6. Why are some very large populations less prioritized than smaller populations, sometimes even among the same people?
Not all unreached people groups are the same. Some have burgeoning church planting movements globally but haven't reached 2% evangelical Christian within their population yet. These groups are less in need of cross-cultural workers because of the evangelizing capability of local churches within these people groups. Some people groups don't even have easy access to Scripture or audio resources in their language. There might be 150,000 Bangladeshis in Metro New York but there are also church planting movements taking place among that group in their homeland. Pupa Jews number less than 10,000 in Metro New York but score much higher on overall priority because there are no known Christians among this group worldwide, no one focused on reaching them, and they happen to have their largest presence in the world in Metro New York.

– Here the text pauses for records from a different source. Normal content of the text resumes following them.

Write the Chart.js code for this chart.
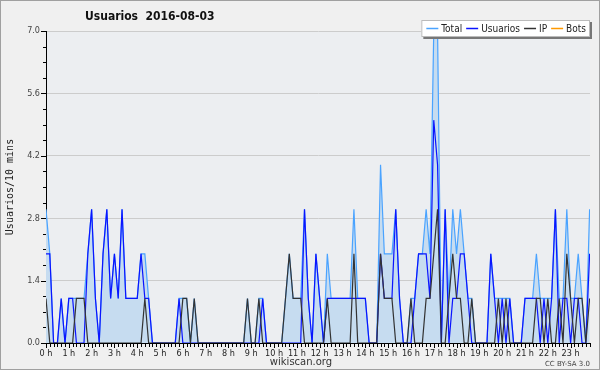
<!DOCTYPE html>
<html>
<head>
<meta charset="utf-8">
<script src="https://cdn.jsdelivr.net/npm/chart.js@4.4.0/dist/chart.umd.min.js"></script>
<style>
  html, body { margin: 0; padding: 0; background: #f0f0f0; }
  canvas { display: block; }
</style>
</head>
<body>
<canvas id="grafico" width="600" height="370"></canvas>
<script>
// one value every 10 minutes, 6 per row = 1 hour
var titulo = 'Usuarios  2016-08-03';
var tituloY = 'Usuarios/10 mins';
var horas = ['0 h', '1 h', '2 h', '3 h', '4 h', '5 h', '6 h', '7 h', '8 h', '9 h', '10 h', '11 h',
             '12 h', '13 h', '14 h', '15 h', '16 h', '17 h', '18 h', '19 h', '20 h', '21 h', '22 h', '23 h'];
var valoresY = [0, 1.4, 2.8, 4.2, 5.6, 7.0];

var total = [
  3,2,0,0,1,0,  1,1,1,1,1,2,  3,1,0,2,3,1,  2,1,3,1,1,1,
  1,2,2,1,0,0,  0,0,0,0,0,1,  1,1,0,1,0,0,  0,0,0,0,0,0,
  0,0,0,0,0,1,  0,0,1,1,0,0,  0,0,0,1,2,1,  1,1,3,1,0,2,
  1,0,2,1,1,1,  1,1,1,3,1,1,  1,0,0,0,4,2,  2,2,3,1,0,0,
  1,1,2,2,3,2,  7,7,0,3,1,3,  2,3,2,1,1,0,  0,0,0,2,1,1,
  1,1,1,0,0,0,  1,1,1,2,1,1,  1,1,3,1,1,3,  1,1,2,1,0,3
];
var usuarios = [
  2,2,0,0,1,0,  1,1,0,0,0,2,  3,1,0,2,3,1,  2,1,3,1,1,1,
  1,2,1,1,0,0,  0,0,0,0,0,1,  0,0,0,0,0,0,  0,0,0,0,0,0,
  0,0,0,0,0,0,  0,0,0,1,0,0,  0,0,0,0,0,0,  0,0,3,1,0,2,
  1,0,1,1,1,1,  1,1,1,1,1,1,  1,0,0,0,2,1,  1,1,3,1,0,0,
  0,1,2,2,2,1,  5,4,0,3,0,1,  1,2,2,1,0,0,  0,0,0,2,1,0,
  1,0,1,0,0,0,  1,1,1,1,0,1,  0,1,3,0,1,1,  0,1,1,0,0,2
];
var ip = [
  1,0,0,0,0,0,  0,0,1,1,1,0,  0,0,0,0,0,0,  0,0,0,0,0,0,
  0,0,1,0,0,0,  0,0,0,0,0,0,  1,1,0,1,0,0,  0,0,0,0,0,0,
  0,0,0,0,0,1,  0,0,1,0,0,0,  0,0,0,1,2,1,  1,1,0,0,0,0,
  0,0,1,0,0,0,  0,0,0,2,0,0,  0,0,0,0,2,1,  1,1,0,0,0,0,
  1,0,0,0,1,1,  2,3,0,0,1,2,  1,1,0,0,1,0,  0,0,0,0,0,1,
  0,1,0,0,0,0,  0,0,0,1,1,0,  1,0,0,1,0,2,  1,0,1,1,0,1
];
var bots = [
  0,0,0,0,0,0,  0,0,0,0,0,0,  0,0,0,0,0,0,  0,0,0,0,0,0,
  0,0,0,0,0,0,  0,0,0,0,0,0,  0,0,0,0,0,0,  0,0,0,0,0,0,
  0,0,0,0,0,0,  0,0,0,0,0,0,  0,0,0,0,0,0,  0,0,0,0,0,0,
  0,0,0,0,0,0,  0,0,0,0,0,0,  0,0,0,0,0,0,  0,0,0,0,0,0,
  0,0,0,0,0,0,  0,0,0,0,0,0,  0,0,0,0,0,0,  0,0,0,0,0,0,
  0,0,0,0,0,0,  0,0,0,0,0,0,  0,0,0,0,0,0,  0,0,0,0,0,0
];

function puntos(serie) {
  return serie.map(function(v, i) { return {x: i, y: v}; });
}

var condensada = '"DejaVu Sans Condensed", "DejaVu Sans", sans-serif';

var decorado = {
  id: 'decorado',
  beforeDraw: function(chart) {
    var ctx = chart.ctx, a = chart.chartArea;
    ctx.save();
    ctx.fillStyle = '#f0f0f0';
    ctx.fillRect(0, 0, chart.width, chart.height);
    ctx.strokeStyle = '#a0a0a0';
    ctx.lineWidth = 1;
    ctx.strokeRect(0.5, 0.5, chart.width - 1, chart.height - 1);
    ctx.fillStyle = '#eceef1';
    ctx.fillRect(a.left, a.top, a.right - a.left, a.bottom - a.top);
    ctx.restore();
  },
  afterDraw: function(chart) {
    var ctx = chart.ctx, a = chart.chartArea;
    var xs = chart.scales.x, ys = chart.scales.y;
    var i, p, len;
    ctx.save();
    ctx.strokeStyle = '#000';
    ctx.lineWidth = 1;
    ctx.beginPath();
    // y ticks, minor every 0.35
    for (i = 0; i <= 20; i++) {
      p = Math.round(ys.getPixelForValue(i * 0.35)) + 0.5;
      len = (i % 4 == 0) ? 5 : 3;
      ctx.moveTo(a.left - len, p);
      ctx.lineTo(a.left, p);
    }
    // x ticks, one per 10 minutes
    for (i = 0; i < total.length; i++) {
      p = Math.round(xs.getPixelForValue(i)) + 0.5;
      len = (i % 6 == 0) ? 5 : 4;
      ctx.moveTo(p, a.bottom);
      ctx.lineTo(p, a.bottom + len);
    }
    ctx.stroke();

    // title
    ctx.fillStyle = '#111';
    ctx.font = 'bold 12px ' + condensada;
    ctx.textBaseline = 'middle';
    ctx.textAlign = 'left';
    ctx.fillText(titulo, 85, 17);

    // legend box
    ctx.font = '10px ' + condensada;
    var sets = chart.data.datasets;
    var anchos = sets.map(function(d) { return ctx.measureText(d.label).width; });
    var w = 5;
    anchos.forEach(function(t) { w += 12 + 3 + t + 4; });
    var bx = 590 - w, by = 20, bh = 17;
    ctx.fillStyle = '#777';
    ctx.fillRect(bx + 2, by + 2, w, bh);
    ctx.fillStyle = '#fff';
    ctx.fillRect(bx, by, w, bh);
    ctx.strokeStyle = '#bbb';
    ctx.strokeRect(bx + 0.5, by + 0.5, w - 1, bh - 1);
    var cx = bx + 5, cy = by + bh / 2;
    sets.forEach(function(d, k) {
      ctx.strokeStyle = d.borderColor;
      ctx.lineWidth = 1.5;
      ctx.beginPath();
      ctx.moveTo(cx, cy);
      ctx.lineTo(cx + 12, cy);
      ctx.stroke();
      ctx.fillStyle = '#222';
      ctx.fillText(d.label, cx + 15, cy + 0.5);
      cx += 12 + 3 + anchos[k] + 4;
    });

    // footer
    ctx.fillStyle = '#333';
    ctx.textAlign = 'center';
    ctx.textBaseline = 'alphabetic';
    ctx.font = '10px "DejaVu Sans", sans-serif';
    ctx.fillText('wikiscan.org', 301, 365);
    ctx.textAlign = 'right';
    ctx.font = '7px "DejaVu Sans", sans-serif';
    ctx.fillStyle = '#444';
    ctx.fillText('CC BY-SA 3.0', 590, 366);
    ctx.restore();
  }
};

new Chart(document.getElementById('grafico'), {
  type: 'line',
  data: {
    datasets: [{
      label: 'Total',
      data: puntos(total),
      borderColor: '#4aa3ff',
      backgroundColor: '#c6dcf0',
      borderWidth: 1.2,
      fill: 'origin',
      order: 4
    }, {
      label: 'Usuarios',
      data: puntos(usuarios),
      borderColor: '#0a14ff',
      borderWidth: 1.2,
      fill: false,
      order: 2
    }, {
      label: 'IP',
      data: puntos(ip),
      borderColor: '#333333',
      borderWidth: 1.2,
      fill: false,
      order: 1
    }, {
      label: 'Bots',
      data: puntos(bots),
      borderColor: '#ff9900',
      borderWidth: 1.2,
      fill: false,
      order: 5
    }]
  },
  options: {
    responsive: false,
    animation: false,
    devicePixelRatio: 1,
    layout: { padding: { top: 31, right: 10, bottom: 0, left: 0 } },
    elements: { point: { radius: 0 }, line: { tension: 0 } },
    plugins: { legend: { display: false }, tooltip: { enabled: false } },
    scales: {
      x: {
        type: 'linear',
        min: 0,
        max: 143.1,
        z: 1,
        afterFit: function(s) { s.height = 27; },
        afterBuildTicks: function(s) {
          s.ticks = horas.map(function(h, k) { return {value: k * 6}; });
        },
        grid: { display: true, drawOnChartArea: false, drawTicks: false },
        border: { display: true, color: '#000', width: 1 },
        ticks: {
          padding: 5,
          maxRotation: 0,
          autoSkip: false,
          color: '#222',
          font: { family: condensada, size: 9 },
          callback: function(v) { return horas[v / 6]; }
        }
      },
      y: {
        min: 0,
        max: 7,
        afterFit: function(s) { s.width = 46; },
        afterBuildTicks: function(s) {
          s.ticks = valoresY.map(function(v) { return {value: v}; });
        },
        grid: { color: '#cccccc', lineWidth: 1, drawTicks: false },
        border: { display: true, color: '#000', width: 1 },
        ticks: {
          padding: 6,
          color: '#444',
          font: { family: condensada, size: 9 },
          callback: function(v) { return v.toFixed(1); }
        },
        title: {
          display: true,
          text: tituloY,
          color: '#222',
          font: { family: '"DejaVu Sans Mono", monospace', size: 10 },
          padding: { top: 4, bottom: 0 }
        }
      }
    }
  },
  plugins: [decorado]
});
</script>
</body>
</html>
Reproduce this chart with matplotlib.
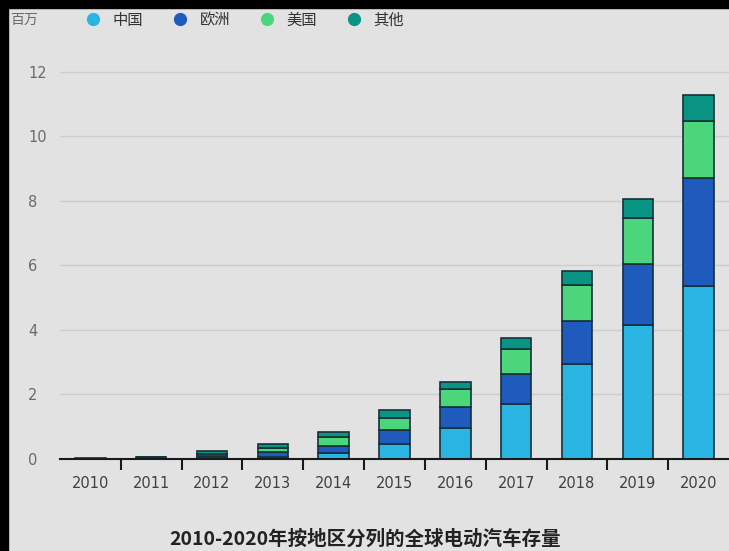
import numpy as np
import matplotlib.pyplot as plt
from matplotlib.lines import Line2D
from matplotlib.patches import Rectangle

plt.rcParams['font.family'] = ['Noto Sans CJK SC', 'DejaVu Sans']

years = ['2010', '2011', '2012', '2013', '2014', '2015', '2016', '2017', '2018', '2019', '2020']
# 百万辆, cumulative stock by region
china = [0.005, 0.01, 0.02, 0.05, 0.18, 0.47, 0.95, 1.71, 2.94, 4.15, 5.36]
europe = [0.005, 0.02, 0.06, 0.16, 0.23, 0.43, 0.65, 0.93, 1.34, 1.89, 3.35]
usa = [0.005, 0.02, 0.08, 0.12, 0.26, 0.38, 0.56, 0.76, 1.12, 1.43, 1.77]
other = [0.005, 0.02, 0.09, 0.12, 0.16, 0.23, 0.22, 0.34, 0.44, 0.58, 0.81]

names = ['中国', '欧洲', '美国', '其他']
colors = ['#2ab4e2', '#1f5bbd', '#4cd67b', '#0a9483']
bg = '#e2e2e2'

fig = plt.figure(figsize=(7.29, 5.51), dpi=100, facecolor=bg)
ax = fig.add_axes([60 / 729, 92 / 551, 1 - 60 / 729, 409.6 / 551])
ax.set_facecolor(bg)

x = np.arange(len(years))
bottom = np.zeros(len(years))
for vals, c in zip([china, europe, usa, other], colors):
    vals = np.array(vals)
    ax.bar(x, vals, 0.5, bottom=bottom, color=c, edgecolor='#17303a', linewidth=1.2, zorder=3)
    bottom += vals

ax.set_xlim(-0.5, 10.5)
ax.set_ylim(0, 12.7)
ax.set_yticks([0, 2, 4, 6, 8, 10, 12])
ax.yaxis.grid(True, color='#cdcdcd', linewidth=1, zorder=0)
ax.tick_params(axis='y', length=0, pad=23, labelsize=10.5, labelcolor='#6a6a6a')
for lab in ax.get_yticklabels():
    lab.set_horizontalalignment('left')
    lab.set_family('DejaVu Sans')

ax.set_xticks(x)
ax.set_xticklabels(years)
ax.set_xticks(x[:-1] + 0.5, minor=True)
ax.tick_params(axis='x', which='major', length=0, pad=12, labelsize=10.5, labelcolor='#404040')
ax.tick_params(axis='x', which='minor', length=8, width=1.5, color='#1a1a1a', direction='out')
for lab in ax.get_xticklabels():
    lab.set_family('DejaVu Sans')

for s in ['left', 'right', 'top']:
    ax.spines[s].set_visible(False)
ax.spines['bottom'].set_linewidth(1.5)
ax.spines['bottom'].set_color('#1a1a1a')
ax.spines['bottom'].set_zorder(4)

fig.text(10 / 729, 1 - 20 / 551, '百万', fontsize=10, color='#6a6a6a', va='center', ha='left')

handles = [Line2D([], [], marker='o', linestyle='', color=c, markersize=8.5) for c in colors]
fig.legend(handles, names, loc='center left', bbox_to_anchor=(85 / 729, 1 - 20 / 551),
           ncol=4, frameon=False, fontsize=11, handlelength=1.0, handletextpad=0.8,
           columnspacing=1.9, borderpad=0, borderaxespad=0, labelcolor='#333333')

fig.text(365 / 729, 1 - 539 / 551, '2010-2020年按地区分列的全球电动汽车存量',
         fontsize=14, color='#222222', ha='center', va='center', fontweight='bold')

# black screen border at top and left
fig.patches.append(Rectangle((0, 1 - 8 / 551), 1, 8 / 551, transform=fig.transFigure,
                             color='black', zorder=10))
fig.patches.append(Rectangle((0, 0), 8 / 729, 1, transform=fig.transFigure,
                             color='black', zorder=10))

fig.savefig('out.png', dpi=100, facecolor=bg)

In North America, the largest concentration of a particular people in a city often garners the most attention from missionaries (e.g., Somalis in Minneapolis or Punjabi Sikhs in Vancouver). In contrast to the active ministry or church planting in those cities, sometimes smaller populations of these peoples in other cities score higher in priority on our Matrix because they have garnered less attention from missionaries and same-culture Christians.
7. Does your data include populations of international students who come from unreached people groups but only stay for a few years?
Sometimes. However, we are focused on identifying communities of unreached people groups. International students are too transient to form a long-term community by themselves.
8. Do you measure the number of resources that churches/Christians are currently dedicating to reaching the people groups in question?
Yes, on a global scale, this is factored through the GSEC category on our Matrix. On a local level, categories such as churches started, ministry engagement, and same-culture believers are measured. See more details under the questions, “Can you explain the categories of the Matrix and how they are weighted?”
9. Why is the emphasis of the Matrix on where cross-cultural missionaries are needed?
In the UPG Priority Matrix, we are seeking to identify where cross-cultural evangelists and missionaries are most needed because of a lack of Christians within a people group. When there are a lack of same-culture Christians within a people group to adequately spread the gospel to their people and incorporate them into churches, cross-cultural evangelists are needed to help establish a gospel breakthrough. As same-culture Christians and churches increase, the need for cross-cultural missionaries diminishes and is, ultimately, not needed.